Leonardo da Vinci en una ocasión señaló que «la desigualdad es la causa de todas las rebeliones». Esta afirmación –si bien un tanto exagerada– no deja de albergar una verdad que se está haciendo realidad en nuestra región. Arequipa, si bien ha incrementado su riqueza global, progresivamente viene incubando grandes desigualdades económicas en el seno de su población. Brechas que, con el devenir del tiempo, terminan convirtiéndose en irreconciliables diferencias culturales y deshilvanando el tejido social. La reciente encuesta nacional sobre discriminación aplicada por el Ministerio de Cultura, resulta elocuente al respecto: Arequipa es una de las regiones con mayor percepción de discriminación en el Perú, tan solo superada por Tacna.
Para nadie es una novedad que la región Arequipa –y en especial la ciudad capital– ha vivido un proceso acelerado de modernización en los últimos 20 años. La transformación en la infraestructura urbana y el acceso masivo al crédito y a bienes de consumo son prueba de ello. Los números confirman esta percepción: en el 2016 el crecimiento del producto bruto interno (PBI) en la región Arequipa llegó a un récord de 26 %. Sin embargo, ¿cuándo llueve todos se mojan en Arequipa? Parece que no. Según el Índice de Progreso Social (IPS) Regional del Perú 2017, la región ha descendido ocho puestos con respecto al 2016, ubicándose en el puesto 21 de 25. ¿En qué se traduce aquello? En que, a pesar de la evidente riqueza, gran parte de la población sufre cotidianamente una deficiente cobertura de agua y desagüe, escasez de vivienda, bajo acceso a la salud de calidad y altos índices de desnutrición.
¿La desigualdad económica nos puede empujar a la desintegración de la sociedad arequipeña y al enfrentamiento? Es posible afirmar que sí. Así pues, si bien muchos manifiestan su sorpresa por la elección de Elmer Cáceres Llica como gobernador, ésta se puede explicar en función del discurso de reivindicación social que ha sostenido durante la campaña. Sus proclamas, basadas en el lenguaje confrontacional y radical, calaron en esa cada vez más abundante población excluida, aquella que ilustran las encuestas antes citadas y que le dio finalmente la victoria. El ascenso al poder de este cuestionado personaje, que regirá la vida de los arequipeños sin tener objetivos claros ni un equipo eficiente, será entonces una primera manifestación de lo problemático que puede resultar el ampliar las brechas sociales y económicas.

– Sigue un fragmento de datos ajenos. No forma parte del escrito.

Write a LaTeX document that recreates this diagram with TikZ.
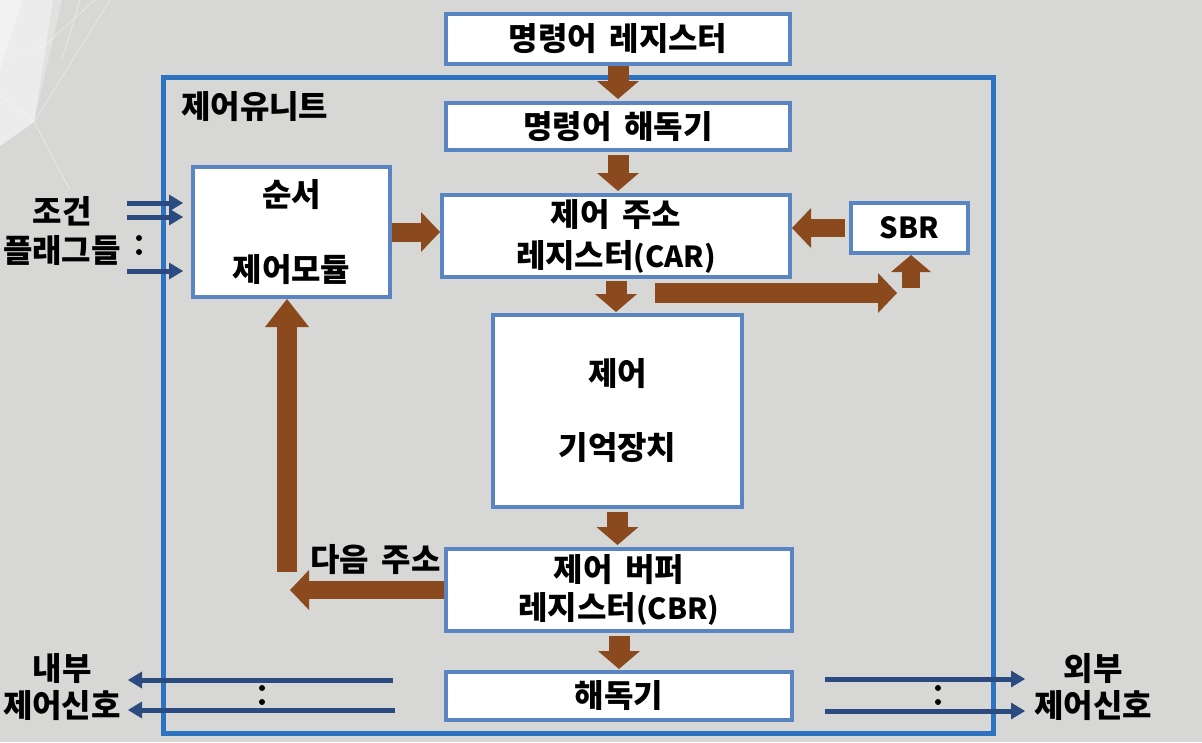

Sin embargo, advertimos un mayor problema aun, ya que la exclusión puede ser causa de trastornos más serios en el interior de la población. Un ciudadano excluido se sentirá, luego, con derecho a atacar a esa sociedad que lo rechaza, generando violencia. Luego, una sociedad más fragmentada y enfrentada tiende a disolverse. El medio más usual para ello es la rebelión y, sobre todo, la delincuencia generalizada. Este punto es también abordado por el IPS. Arequipa descendió en la escala de seguridad del puesto 16 al 20 en el 2017, es decir ocupamos uno de los cinco últimos lugares en el índice de delincuencia nacional. Esto manifiesta un incremento cada vez más significativo en actos delictivos, sobre todo homicidios y asaltos. Esta también es una señal del proceso de desintegración social que se viene dando en Arequipa.
Es importante no caer en aquellos reduccionismos que pretenden explicar la violencia y el crimen teniendo como base únicamente los factores económicos. La cultura y los patrones culturales muchas veces serán muy importantes para alentar y –sobre todo– controlar el desborde social. Sin embargo, en una sociedad en la que las pautas tradicionales están cada vez más disueltas por una cultura cosmopolita, y cuyos patrones de conducta se rigen cada vez más por las veleidades de los medios de comunicación y del mercado, el factor económico muchas veces sostiene la autopercepción de pertenencia de un individuo a la sociedad. De allí que la mecánica de exclusión, en términos de ingresos, sea tan sensible y repercuta en la mentalidad del ciudadano. Se hace necesario, si se desea una sociedad saludable y armoniosa, un desarrollo económico que de forma equilibrada –no igualitarista– tienda a la isonomía, es decir a cierto nivel de igualdad económica entre sus habitantes, conjurándose así la amenaza de la violencia. Hablamos de una colectividad en la que se promueva el bien común favoreciéndose así pobres y ricos. Porque como dijo un célebre revolucionario: «Si no hay café para todos, no hay café para nadie».